Aujourd’hui jeudi, à l’Académie, je chapitrais Dupin aîné sur Balzac. Il m’interrompit :

— Diable ! diable ! vous voudriez que Balzac entrât à l’Académie d’emblée, du premier coup, comme ça ! Vous citez des exemples, mais ils ne prouvent rien. (J’avais cité MM. Flourens, Patin, Saint-Marc Girardin, Mole, Brifaut.) Songez donc ! Balzac d’emblée à l’Académie ! Vous n’avez pas réfléchi. Est-ce que cela se peut ? Mais c’est que vous ne pensez pas à une chose : il le mérite !




VII

Séance du jeudi 24 décembre 1846.

Un copiste malhabile, chargé de fournir des exemples, avait donné celui-ci, tiré, disait-il, de Regnard (le Joueur) :

Je me mettrais en gage, à mon besoin d’argent.

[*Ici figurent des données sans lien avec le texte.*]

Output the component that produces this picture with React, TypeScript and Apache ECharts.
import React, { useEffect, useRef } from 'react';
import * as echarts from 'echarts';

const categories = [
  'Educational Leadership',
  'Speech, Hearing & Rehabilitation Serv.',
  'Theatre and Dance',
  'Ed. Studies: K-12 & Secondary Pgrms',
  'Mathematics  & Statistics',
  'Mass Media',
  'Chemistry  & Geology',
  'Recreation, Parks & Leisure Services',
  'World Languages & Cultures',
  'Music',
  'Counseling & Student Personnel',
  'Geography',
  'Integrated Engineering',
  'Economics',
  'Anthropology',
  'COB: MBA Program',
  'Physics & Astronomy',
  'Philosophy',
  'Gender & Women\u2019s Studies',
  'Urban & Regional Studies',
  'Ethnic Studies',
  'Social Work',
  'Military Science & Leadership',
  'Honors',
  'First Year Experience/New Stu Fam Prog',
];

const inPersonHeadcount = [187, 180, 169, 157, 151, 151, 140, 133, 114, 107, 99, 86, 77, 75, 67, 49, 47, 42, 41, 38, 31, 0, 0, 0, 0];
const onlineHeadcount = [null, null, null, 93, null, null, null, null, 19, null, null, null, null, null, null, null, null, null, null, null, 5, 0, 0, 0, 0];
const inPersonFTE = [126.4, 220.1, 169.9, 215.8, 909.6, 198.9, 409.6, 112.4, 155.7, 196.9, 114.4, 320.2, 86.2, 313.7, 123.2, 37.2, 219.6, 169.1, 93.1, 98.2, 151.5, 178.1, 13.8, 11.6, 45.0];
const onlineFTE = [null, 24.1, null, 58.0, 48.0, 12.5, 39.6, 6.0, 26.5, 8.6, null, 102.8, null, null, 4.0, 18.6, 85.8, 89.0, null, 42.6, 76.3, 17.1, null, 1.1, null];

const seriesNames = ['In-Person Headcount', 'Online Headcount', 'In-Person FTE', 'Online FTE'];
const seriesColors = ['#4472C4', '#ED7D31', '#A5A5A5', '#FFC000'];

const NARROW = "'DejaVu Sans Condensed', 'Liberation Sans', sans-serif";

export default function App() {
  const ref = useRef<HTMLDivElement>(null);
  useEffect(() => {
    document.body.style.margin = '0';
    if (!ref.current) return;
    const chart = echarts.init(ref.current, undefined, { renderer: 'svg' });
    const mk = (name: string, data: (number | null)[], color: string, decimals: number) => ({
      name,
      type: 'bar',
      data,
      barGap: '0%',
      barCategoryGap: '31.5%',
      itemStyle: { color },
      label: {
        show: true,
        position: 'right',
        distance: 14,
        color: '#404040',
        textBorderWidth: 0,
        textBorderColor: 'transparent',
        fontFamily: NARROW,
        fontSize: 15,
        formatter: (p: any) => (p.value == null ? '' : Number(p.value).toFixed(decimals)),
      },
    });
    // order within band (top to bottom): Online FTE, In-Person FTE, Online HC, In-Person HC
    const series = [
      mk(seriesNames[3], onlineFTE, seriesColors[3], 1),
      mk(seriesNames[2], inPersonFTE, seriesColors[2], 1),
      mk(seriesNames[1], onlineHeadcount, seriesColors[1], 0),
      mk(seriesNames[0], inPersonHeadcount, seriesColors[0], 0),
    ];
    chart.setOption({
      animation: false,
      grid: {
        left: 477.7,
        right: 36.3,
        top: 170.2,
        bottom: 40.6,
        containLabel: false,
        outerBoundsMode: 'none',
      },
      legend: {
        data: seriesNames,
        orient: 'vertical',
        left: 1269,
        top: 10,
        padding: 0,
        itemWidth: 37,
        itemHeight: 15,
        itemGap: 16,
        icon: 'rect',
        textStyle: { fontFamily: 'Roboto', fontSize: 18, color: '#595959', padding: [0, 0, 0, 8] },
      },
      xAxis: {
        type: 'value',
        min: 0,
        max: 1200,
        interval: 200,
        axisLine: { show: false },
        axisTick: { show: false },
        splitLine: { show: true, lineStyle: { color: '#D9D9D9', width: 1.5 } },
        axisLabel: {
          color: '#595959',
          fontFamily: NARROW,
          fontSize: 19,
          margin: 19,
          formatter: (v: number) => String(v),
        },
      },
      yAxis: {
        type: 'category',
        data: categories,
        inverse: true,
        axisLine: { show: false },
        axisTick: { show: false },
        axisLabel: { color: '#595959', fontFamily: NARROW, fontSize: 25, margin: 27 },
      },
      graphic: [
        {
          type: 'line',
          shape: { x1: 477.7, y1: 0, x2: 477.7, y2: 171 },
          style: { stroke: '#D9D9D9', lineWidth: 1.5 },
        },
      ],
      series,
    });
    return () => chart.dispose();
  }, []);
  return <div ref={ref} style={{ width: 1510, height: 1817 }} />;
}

Là-dessus, la commission du Dictionnaire bâcla une théorie pour démontrer comme quoi la locution était excellente, et neuve, et faisait partie des originalités de la langue française.

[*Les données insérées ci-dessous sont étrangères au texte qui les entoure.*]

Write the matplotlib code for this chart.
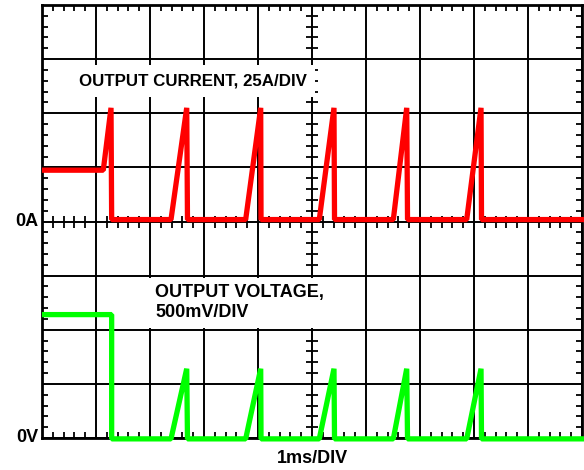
import numpy as np
import matplotlib.pyplot as plt

plt.rcParams['font.family'] = ['Liberation Sans', 'DejaVu Sans']

# scope trace, time in ms (1ms/DIV)
t_cur = [0, 1.135, 1.278, 1.29, 2.389, 2.68, 2.694, 3.772, 4.05, 4.056,
         5.135, 5.407, 5.417, 6.506, 6.754, 6.769, 7.865, 8.13, 8.139, 10.05]
i_cur = [23.7, 23.7, 52.5, 0.9, 0.9, 52.5, 0.9, 0.9, 52.5, 0.9,
         0.9, 52.5, 0.9, 0.9, 52.5, 0.9, 0.9, 52.5, 0.9, 0.9]  # A

t_vol = [0, 1.29, 1.29, 2.389, 2.68, 2.694, 3.772, 4.05, 4.056,
         5.135, 5.407, 5.417, 6.506, 6.754, 6.769, 7.865, 8.13, 8.139, 10.05]
v_out = [1140, 1140, -8, -8, 640, -8, -8, 640, -8,
         -8, 640, -8, -8, 640, -8, -8, 640, -8, -8]  # mV

A_PER_DIV = 25
MV_PER_DIV = 500
I_ZERO_DIV = 4  # 0A sits on the 4th division

fig = plt.figure(figsize=(5.84, 4.70), dpi=100)
ax = fig.add_axes([42/584, 32/470, 540/584, 433/470])
ax.set_xlim(0, 10)
ax.set_ylim(0, 8)

ax.set_xticks(np.arange(0, 11, 1))
ax.set_yticks(np.arange(0, 9, 1))
ax.set_xticks(np.arange(0, 10.01, 0.2), minor=True)
ax.set_yticks(np.arange(0, 8.01, 0.2), minor=True)
ax.grid(True, which='major', color='black', lw=1.4, zorder=1)
ax.tick_params(which='major', length=0, labelbottom=False, labelleft=False)
ax.tick_params(which='minor', direction='in', length=4, width=1.3,
               top=True, right=True, color='black')
for s in ax.spines.values():
    s.set_linewidth(2)

# ticks on the centre cross lines
mx = np.array([x for x in np.arange(0.2, 10, 0.2) if abs(x - round(x)) > 0.05])
my = np.array([y for y in np.arange(0.2, 8, 0.2) if abs(y - round(y)) > 0.05])
ax.plot(mx, np.full(len(mx), 4.0), ls='none', marker='|', ms=8, mew=1.3, color='black', zorder=2)
ax.plot(np.full(len(my), 5.0), my, ls='none', marker='_', ms=8, mew=1.3, color='black', zorder=2)

ax.plot(t_cur, I_ZERO_DIV + np.array(i_cur) / A_PER_DIV, color='#ff0000', lw=3.8,
        solid_joinstyle='bevel', solid_capstyle='butt', zorder=4, clip_on=False)
ax.plot(t_vol, np.array(v_out) / MV_PER_DIV, color='#00ff00', lw=3.8,
        solid_joinstyle='bevel', solid_capstyle='butt', zorder=4, clip_on=False)

ax.text(0.68, 6.6, 'OUTPUT CURRENT, 25A/DIV', fontsize=12.2, fontweight='bold',
        ha='left', va='center', zorder=3,
        bbox=dict(facecolor='white', edgecolor='none', pad=6))
ax.text(2.1, 2.5, 'OUTPUT VOLTAGE,\n500mV/DIV', fontsize=13, fontweight='bold',
        ha='left', va='center', linespacing=1.2, zorder=3,
        bbox=dict(facecolor='white', edgecolor='none', pad=5))

ax.text(-0.07, 4, '0A', fontsize=13, fontweight='bold', ha='right', va='center', clip_on=False)
ax.text(-0.07, 0, '0V', fontsize=13, fontweight='bold', ha='right', va='center', clip_on=False)
ax.text(5, -0.38, '1ms/DIV', fontsize=13, fontweight='bold', ha='center', va='center', clip_on=False)

fig.savefig('out.png', dpi=100)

L’Académie était en train d’approuver le rapporteur M. Patin, lorsqu’un membre (M. Ancelot) fit remarquer que Regnard n’avait pas écrit un mot de cela, et que le texte était (le Joueur, acte II, scène ix) :

— Je me mettrais en gage en un besoin urgent.
— Sur cette nippe-là vous auriez peu d’argent.

Un peu plus, la chose était dans le Dictionnaire avec la manière de s’en servir.